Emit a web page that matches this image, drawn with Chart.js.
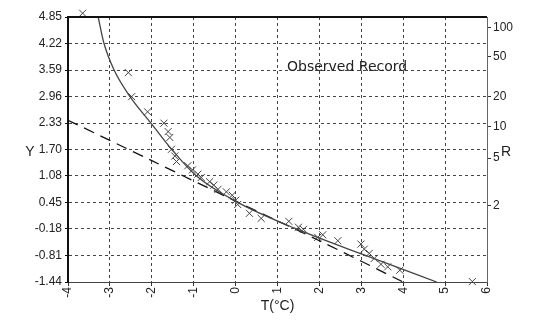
<!DOCTYPE html>
<html>
<head>
<meta charset="utf-8">
<script src="https://cdn.jsdelivr.net/npm/chart.js@4.4.0/dist/chart.umd.min.js"></script>
<style>
    body { margin: 0; background: #fff; }
    #wrap { width: 534px; height: 331px; position: relative; }
</style>
</head>
<body>
<div id="wrap"><canvas id="myChart"></canvas></div>
<script>
// observed record (T in °C, reduced variate Y)
const obsT = [-3.65, -2.56, -2.48, -2.10, -1.71, -1.61, -1.57, -1.53, -1.45, -1.41, -1.14, -1.03, -0.90, -0.82, -0.62, -0.52, -0.42, -0.22, -0.08, 0.00, 0.05, 0.33, 0.61, 1.27, 1.50, 1.62, 1.96, 2.08, 2.44, 2.99, 3.07, 3.19, 3.31, 3.47, 3.63, 3.92, 5.65];
const obsY = [4.94, 3.53, 2.96, 2.60, 2.33, 2.13, 1.99, 1.71, 1.55, 1.42, 1.32, 1.22, 1.12, 1.04, 0.94, 0.86, 0.76, 0.70, 0.62, 0.50, 0.40, 0.19, 0.07, 0.00, -0.14, -0.19, -0.38, -0.32, -0.46, -0.54, -0.66, -0.76, -0.88, -1.02, -1.08, -1.16, -1.43];

// fitted curve (solid)
const curveT = [-3.28, -3.14, -2.90, -2.52, -2.02, -1.52, -0.94, 0.05, 1.45, 3.10, 4.80];
const curveY = [4.85, 4.22, 3.59, 2.96, 2.33, 1.70, 1.08, 0.45, -0.18, -0.81, -1.44];

// straight fit (dashed)
const lineT = [-4, -2, 0, 2, 4];
const lineY = [2.40, 1.44, 0.48, -0.46, -1.44];

const yTicks = [-1.44, -0.81, -0.18, 0.45, 1.08, 1.70, 2.33, 2.96, 3.59, 4.22, 4.85];
const returnPeriods = [100, 50, 20, 10, 5, 2];

const toPoints = (xs, ys) => xs.map((x, i) => ({ x: x, y: ys[i] }));

const txtColor = '#222';

const extras = {
    id: 'extras',
    afterDraw(chart) {
        const { ctx, chartArea: a } = chart;
        ctx.save();
        // heavy frame on top and left
        ctx.strokeStyle = '#111';
        ctx.lineWidth = 2;
        ctx.beginPath();
        ctx.moveTo(a.right, a.top);
        ctx.lineTo(a.left, a.top);
        ctx.lineTo(a.left, a.bottom);
        ctx.stroke();

        ctx.fillStyle = txtColor;
        ctx.textBaseline = 'middle';
        ctx.textAlign = 'center';
        ctx.font = '14px "Liberation Sans"';
        ctx.fillText('Y', 30, 152);
        ctx.fillText('R', 506, 152);

        ctx.textAlign = 'left';
        ctx.textBaseline = 'alphabetic';
        ctx.font = '14px "DejaVu Sans"';
        ctx.fillText('Observed Record', 287, 71);
        ctx.restore();
    }
};

const config = {
    type: 'scatter',
    data: {
        datasets: [
            {
                label: 'Observed',
                data: toPoints(obsT, obsY),
                pointStyle: 'crossRot',
                pointRadius: 5,
                borderColor: '#444',
                borderWidth: 1,
                clip: false,
                order: 0
            },
            {
                label: 'Curve',
                data: toPoints(curveT, curveY),
                showLine: true,
                pointRadius: 0,
                borderColor: '#444',
                borderWidth: 1.3,
                cubicInterpolationMode: 'monotone',
                order: 1
            },
            {
                label: 'Line',
                data: toPoints(lineT, lineY),
                showLine: true,
                pointRadius: 0,
                borderColor: '#111',
                borderWidth: 1.3,
                borderDash: [11, 7],
                tension: 0.3,
                order: 2
            }
        ]
    },
    options: {
        responsive: true,
        maintainAspectRatio: false,
        animation: false,
        layout: { padding: { top: 17, left: 0, right: 0, bottom: 0 } },
        plugins: {
            legend: { display: false },
            tooltip: { enabled: false }
        },
        scales: {
            x: {
                type: 'linear',
                min: -4,
                max: 6,
                afterFit: (s) => { s.height = 49; },
                ticks: {
                    stepSize: 1,
                    minRotation: 90,
                    maxRotation: 90,
                    padding: 1,
                    color: txtColor,
                    font: { family: 'Liberation Sans', size: 12 }
                },
                grid: {
                    color: '#444',
                    tickLength: 4,
                    tickColor: '#333'
                },
                border: { display: true, color: '#444', dash: [3, 3] },
                title: {
                    display: true,
                    text: 'T(°C)',
                    color: txtColor,
                    font: { family: 'Liberation Sans', size: 14 },
                    padding: { top: 0, bottom: 16 }
                }
            },
            y: {
                type: 'linear',
                position: 'left',
                min: -1.44,
                max: 4.85,
                afterFit: (s) => { s.width = 68; },
                afterBuildTicks: (s) => { s.ticks = yTicks.map(v => ({ value: v })); },
                ticks: {
                    padding: 3,
                    color: txtColor,
                    font: { family: 'Liberation Sans', size: 12 },
                    callback: (v) => v.toFixed(2)
                },
                grid: {
                    color: '#444',
                    tickLength: 3,
                    tickColor: '#111'
                },
                border: { display: true, color: '#111', dash: [3, 3] }
            },
            r: {
                type: 'linear',
                position: 'right',
                min: -1.44,
                max: 4.85,
                afterFit: (s) => { s.width = 47; },
                afterBuildTicks: (s) => {
                    s.ticks = returnPeriods.map(R => ({ value: -Math.log(-Math.log(1 - 1 / R)) }));
                },
                ticks: {
                    padding: 2,
                    color: txtColor,
                    font: { family: 'Liberation Sans', size: 12 },
                    callback: function (v, i) { return String(returnPeriods[i]); }
                },
                grid: {
                    drawOnChartArea: false,
                    tickLength: 4,
                    tickColor: '#333'
                },
                border: { display: true, color: '#666', dash: [1, 2] }
            }
        }
    },
    plugins: [extras]
};

const ctx = document.getElementById('myChart').getContext('2d');
const myChart = new Chart(ctx, config);
</script>
</body>
</html>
* * *
**PROBLEM**: Restate the listing above word for word, and skip the pictures.

**THE RESULT**:
Emit a web page that matches this image, drawn with Chart.js.
<!DOCTYPE html>
<html>
<head>
<meta charset="utf-8">
<script src="https://cdn.jsdelivr.net/npm/chart.js@4.4.0/dist/chart.umd.min.js"></script>
<style>
    body { margin: 0; background: #fff; }
    #wrap { width: 534px; height: 331px; position: relative; }
</style>
</head>
<body>
<div id="wrap"><canvas id="myChart"></canvas></div>
<script>
// observed record (T in °C, reduced variate Y)
const obsT = [-3.65, -2.56, -2.48, -2.10, -1.71, -1.61, -1.57, -1.53, -1.45, -1.41, -1.14, -1.03, -0.90, -0.82, -0.62, -0.52, -0.42, -0.22, -0.08, 0.00, 0.05, 0.33, 0.61, 1.27, 1.50, 1.62, 1.96, 2.08, 2.44, 2.99, 3.07, 3.19, 3.31, 3.47, 3.63, 3.92, 5.65];
const obsY = [4.94, 3.53, 2.96, 2.60, 2.33, 2.13, 1.99, 1.71, 1.55, 1.42, 1.32, 1.22, 1.12, 1.04, 0.94, 0.86, 0.76, 0.70, 0.62, 0.50, 0.40, 0.19, 0.07, 0.00, -0.14, -0.19, -0.38, -0.32, -0.46, -0.54, -0.66, -0.76, -0.88, -1.02, -1.08, -1.16, -1.43];

// fitted curve (solid)
const curveT = [-3.28, -3.14, -2.90, -2.52, -2.02, -1.52, -0.94, 0.05, 1.45, 3.10, 4.80];
const curveY = [4.85, 4.22, 3.59, 2.96, 2.33, 1.70, 1.08, 0.45, -0.18, -0.81, -1.44];

// straight fit (dashed)
const lineT = [-4, -2, 0, 2, 4];
const lineY = [2.40, 1.44, 0.48, -0.46, -1.44];

const yTicks = [-1.44, -0.81, -0.18, 0.45, 1.08, 1.70, 2.33, 2.96, 3.59, 4.22, 4.85];
const returnPeriods = [100, 50, 20, 10, 5, 2];

const toPoints = (xs, ys) => xs.map((x, i) => ({ x: x, y: ys[i] }));

const txtColor = '#222';

const extras = {
    id: 'extras',
    afterDraw(chart) {
        const { ctx, chartArea: a } = chart;
        ctx.save();
        // heavy frame on top and left
        ctx.strokeStyle = '#111';
        ctx.lineWidth = 2;
        ctx.beginPath();
        ctx.moveTo(a.right, a.top);
        ctx.lineTo(a.left, a.top);
        ctx.lineTo(a.left, a.bottom);
        ctx.stroke();

        ctx.fillStyle = txtColor;
        ctx.textBaseline = 'middle';
        ctx.textAlign = 'center';
        ctx.font = '14px "Liberation Sans"';
        ctx.fillText('Y', 30, 152);
        ctx.fillText('R', 506, 152);

        ctx.textAlign = 'left';
        ctx.textBaseline = 'alphabetic';
        ctx.font = '14px "DejaVu Sans"';
        ctx.fillText('Observed Record', 287, 71);
        ctx.restore();
    }
};

const config = {
    type: 'scatter',
    data: {
        datasets: [
            {
                label: 'Observed',
                data: toPoints(obsT, obsY),
                pointStyle: 'crossRot',
                pointRadius: 5,
                borderColor: '#444',
                borderWidth: 1,
                clip: false,
                order: 0
            },
            {
                label: 'Curve',
                data: toPoints(curveT, curveY),
                showLine: true,
                pointRadius: 0,
                borderColor: '#444',
                borderWidth: 1.3,
                cubicInterpolationMode: 'monotone',
                order: 1
            },
            {
                label: 'Line',
                data: toPoints(lineT, lineY),
                showLine: true,
                pointRadius: 0,
                borderColor: '#111',
                borderWidth: 1.3,
                borderDash: [11, 7],
                tension: 0.3,
                order: 2
            }
        ]
    },
    options: {
        responsive: true,
        maintainAspectRatio: false,
        animation: false,
        layout: { padding: { top: 17, left: 0, right: 0, bottom: 0 } },
        plugins: {
            legend: { display: false },
            tooltip: { enabled: false }
        },
        scales: {
            x: {
                type: 'linear',
                min: -4,
                max: 6,
                afterFit: (s) => { s.height = 49; },
                ticks: {
                    stepSize: 1,
                    minRotation: 90,
                    maxRotation: 90,
                    padding: 1,
                    color: txtColor,
                    font: { family: 'Liberation Sans', size: 12 }
                },
                grid: {
                    color: '#444',
                    tickLength: 4,
                    tickColor: '#333'
                },
                border: { display: true, color: '#444', dash: [3, 3] },
                title: {
                    display: true,
                    text: 'T(°C)',
                    color: txtColor,
                    font: { family: 'Liberation Sans', size: 14 },
                    padding: { top: 0, bottom: 16 }
                }
            },
            y: {
                type: 'linear',
                position: 'left',
                min: -1.44,
                max: 4.85,
                afterFit: (s) => { s.width = 68; },
                afterBuildTicks: (s) => { s.ticks = yTicks.map(v => ({ value: v })); },
                ticks: {
                    padding: 3,
                    color: txtColor,
                    font: { family: 'Liberation Sans', size: 12 },
                    callback: (v) => v.toFixed(2)
                },
                grid: {
                    color: '#444',
                    tickLength: 3,
                    tickColor: '#111'
                },
                border: { display: true, color: '#111', dash: [3, 3] }
            },
            r: {
                type: 'linear',
                position: 'right',
                min: -1.44,
                max: 4.85,
                afterFit: (s) => { s.width = 47; },
                afterBuildTicks: (s) => {
                    s.ticks = returnPeriods.map(R => ({ value: -Math.log(-Math.log(1 - 1 / R)) }));
                },
                ticks: {
                    padding: 2,
                    color: txtColor,
                    font: { family: 'Liberation Sans', size: 12 },
                    callback: function (v, i) { return String(returnPeriods[i]); }
                },
                grid: {
                    drawOnChartArea: false,
                    tickLength: 4,
                    tickColor: '#333'
                },
                border: { display: true, color: '#666', dash: [1, 2] }
            }
        }
    },
    plugins: [extras]
};

const ctx = document.getElementById('myChart').getContext('2d');
const myChart = new Chart(ctx, config);
</script>
</body>
</html>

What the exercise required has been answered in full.